Even more disturbing than these extreme positions is the fact that data privacy has just not been treated as a pivotal issue by most of these campaigns. For most candidates — and their supporters, for that matter — it’s just not a relatable or “sexy enough” issue to even think about, much less defend.

The impact on the American psyche

This creates a trickle-down effect, where a government and a presidential campaign that de-emphasizes the importance of data privacy for the public in turn creates a public that feels apathetic toward the whole concept. How often in the midst of the Snowden leaks or Patriot Act controversies did you hear someone say, “It doesn’t bother me, I’ve got nothing to hide”? But whether they do or don’t isn’t the real issue.

We see this same mentality bleed into how websites and apps are being programmed. Closed-source software is sold to the public as secure solutions for harboring data, but all they really ensure is that one provider has complete control over your information — and if they go offline, or are a victim of a data breach, their users are hurt in the process.

That’s what makes open source so necessary for the Internet now: it democratizes data privacy and security, providing more transparency into how our information is being handled. But when has openness and transparency ever been raised during this election thus far?

The fact that so many are so willing to surrender their privacy and the freedom their forefathers fought for — just because that’s the way things are and they don’t consider their own privacy to be that big of a deal — is what’s most troubling. How quickly we forget how important it is to remain vigilant against the corruptive forces that are part of a democratic society.

If the government upheld data privacy as a First Amendment right, the people wouldn’t feel that way; if the candidates running for president fought over who champions data privacy the most, then voters could believe true freedom is possible once again in America; and if there were more secure, open-source alternatives to popular closed-source sites like Facebook, there would be fewer ways their privacy could be compromised.

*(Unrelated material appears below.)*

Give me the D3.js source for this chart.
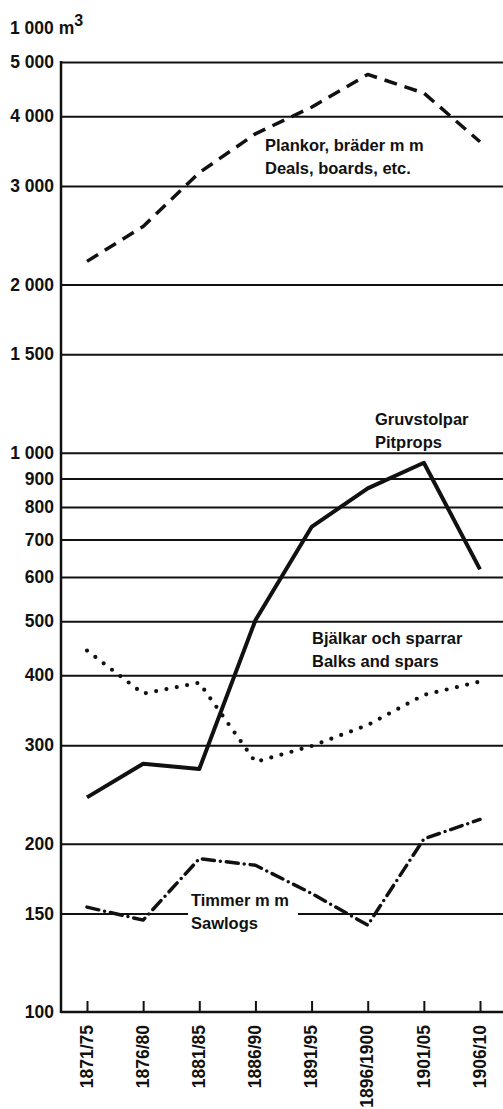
<!DOCTYPE html>
<html>
<head>
<meta charset="utf-8">
<script src="https://cdn.jsdelivr.net/npm/d3@7"></script>
<style>
  body { margin: 0; background: #fff; }
  svg { display: block; }
  text { font-family: "Liberation Sans", Arial, sans-serif; font-weight: bold; fill: #111; }
</style>
</head>
<body>
<svg width="503" height="1109"></svg>
<script>
// periods on the x axis
const periods = ['1871/75', '1876/80', '1881/85', '1886/90', '1891/95', '1896/1900', '1901/05', '1906/10']

// thousand m3
const plankor = [2200, 2540, 3170, 3720, 4150, 4750, 4400, 3600]
const gruvstolpar = [242, 278, 272, 502, 737, 864, 960, 619]
const bjalkar = [443, 371, 388, 280, 299, 326, 369, 390]
const timmer = [154, 146, 188, 183, 163, 143, 204, 221]

const yTicks = [100, 150, 200, 300, 400, 500, 600, 700, 800, 900, 1000, 1500, 2000, 3000, 4000, 5000]

function main() {
  let svg = d3.select('svg'),
    left = 61,
    right = 503,
    top = 62,
    bottom = 1012

  let x = d3.scalePoint().domain(periods).range([87, 480]),
    y = d3.scaleLog().domain([100, 5000]).range([bottom, top])

  // "1 000" style with a space as thousands separator
  let fmt = d => d >= 1000 ? Math.floor(d / 1000) + ' ' + String(d % 1000).padStart(3, '0') : String(d)

  // unit label
  let title = svg.append('text').attr('x', 10).attr('y', 34).style('font-size', '17.5px')
  title.append('tspan').text('1 000 m')
  title.append('tspan').attr('dy', -8).style('font-size', '16px').text('3')

  // gridlines
  svg.append('g')
    .attr('transform', 'translate(' + left + ',0)')
    .call(d3.axisLeft(y).tickValues(yTicks.filter(d => d > 100)).tickSize(-(right - left)).tickFormat(''))
    .call(g => g.select('.domain').remove())
    .call(g => g.selectAll('.tick line').attr('stroke', '#111').attr('stroke-width', 2))

  // y axis labels
  svg.append('g')
    .attr('transform', 'translate(' + left + ',0)')
    .call(d3.axisLeft(y).tickValues(yTicks).tickSize(0).tickPadding(7).tickFormat(fmt))
    .call(g => g.select('.domain').remove())
    .call(g => g.selectAll('text').style('font-size', '17.5px').style('font-family', '"Liberation Sans", Arial, sans-serif').style('font-weight', 'bold'))

  // white patch behind the sawlogs label (breaks the 150 line)
  svg.append('rect').attr('x', 188).attr('y', 903).attr('width', 110).attr('height', 20).attr('fill', '#fff')

  // x axis
  let xa = svg.append('g')
    .attr('transform', 'translate(0,' + bottom + ')')
    .call(d3.axisBottom(x).tickSize(-11).tickSizeOuter(0))
  xa.select('.domain').remove()
  xa.selectAll('.tick line').attr('stroke', '#111').attr('stroke-width', 2)
  xa.selectAll('text')
    .style('font-size', '17.5px')
    .style('font-family', '"Liberation Sans", Arial, sans-serif')
    .style('font-weight', 'bold')
    .attr('transform', 'rotate(-90)')
    .attr('x', -13)
    .attr('y', 0)
    .attr('dy', '0.3em')
    .style('text-anchor', 'end')

  // axis lines
  svg.append('line').attr('x1', left).attr('x2', left).attr('y1', top - 1).attr('y2', bottom + 1)
    .attr('stroke', '#111').attr('stroke-width', 2.5)
  svg.append('line').attr('x1', left).attr('x2', right).attr('y1', bottom).attr('y2', bottom)
    .attr('stroke', '#111').attr('stroke-width', 2.5)

  let line = d3.line().x((d, i) => x(periods[i])).y(d => y(d))

  let series = [
    { values: plankor, dash: '13,8', cap: 'butt', w: 3.5 },
    { values: gruvstolpar, dash: null, cap: 'butt', w: 4 },
    { values: bjalkar, dash: '0,10.5', cap: 'round', w: 4.2 },
    { values: timmer, dash: '12,6,0,6', cap: 'round', w: 3.5 }
  ]

  svg.selectAll('.series')
    .data(series)
    .enter()
    .append('path')
    .attr('class', 'series')
    .attr('d', d => line(d.values))
    .attr('fill', 'none')
    .attr('stroke', '#111')
    .attr('stroke-width', d => d.w)
    .attr('stroke-linecap', d => d.cap)
    .attr('stroke-linejoin', 'round')
    .attr('stroke-dasharray', d => d.dash)

  // series labels
  let labels = [
    { x: 265, y: 151, lines: ['Plankor, bräder m m', 'Deals, boards, etc.'] },
    { x: 375, y: 425, lines: ['Gruvstolpar', 'Pitprops'] },
    { x: 312, y: 644, lines: ['Bjälkar och sparrar', 'Balks and spars'] },
    { x: 191, y: 906, lines: ['Timmer m m', 'Sawlogs'] }
  ]
  labels.forEach(l => {
    let t = svg.append('text').attr('x', l.x).attr('y', l.y).style('font-size', '16.5px')
    l.lines.forEach((s, i) => {
      t.append('tspan').attr('x', l.x).attr('dy', i === 0 ? 0 : 23).text(s)
    })
  })
}

main()
</script>
</body>
</html>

But as it is, most Americans have no known alternatives to choose, and no politician to even address that their lack of privacy is supposed to be an issue at all.

For too long the U.S. has been governed by a culture of “closed-source politics” that asks for ultimate transparency from the public while providing comparatively little around the government itself. As the primaries and general election come into view, it’s important that Americans go to the ballot boxes knowing they are both entitled to their privacy and entitled to hold their politicians accountable for infringing on it.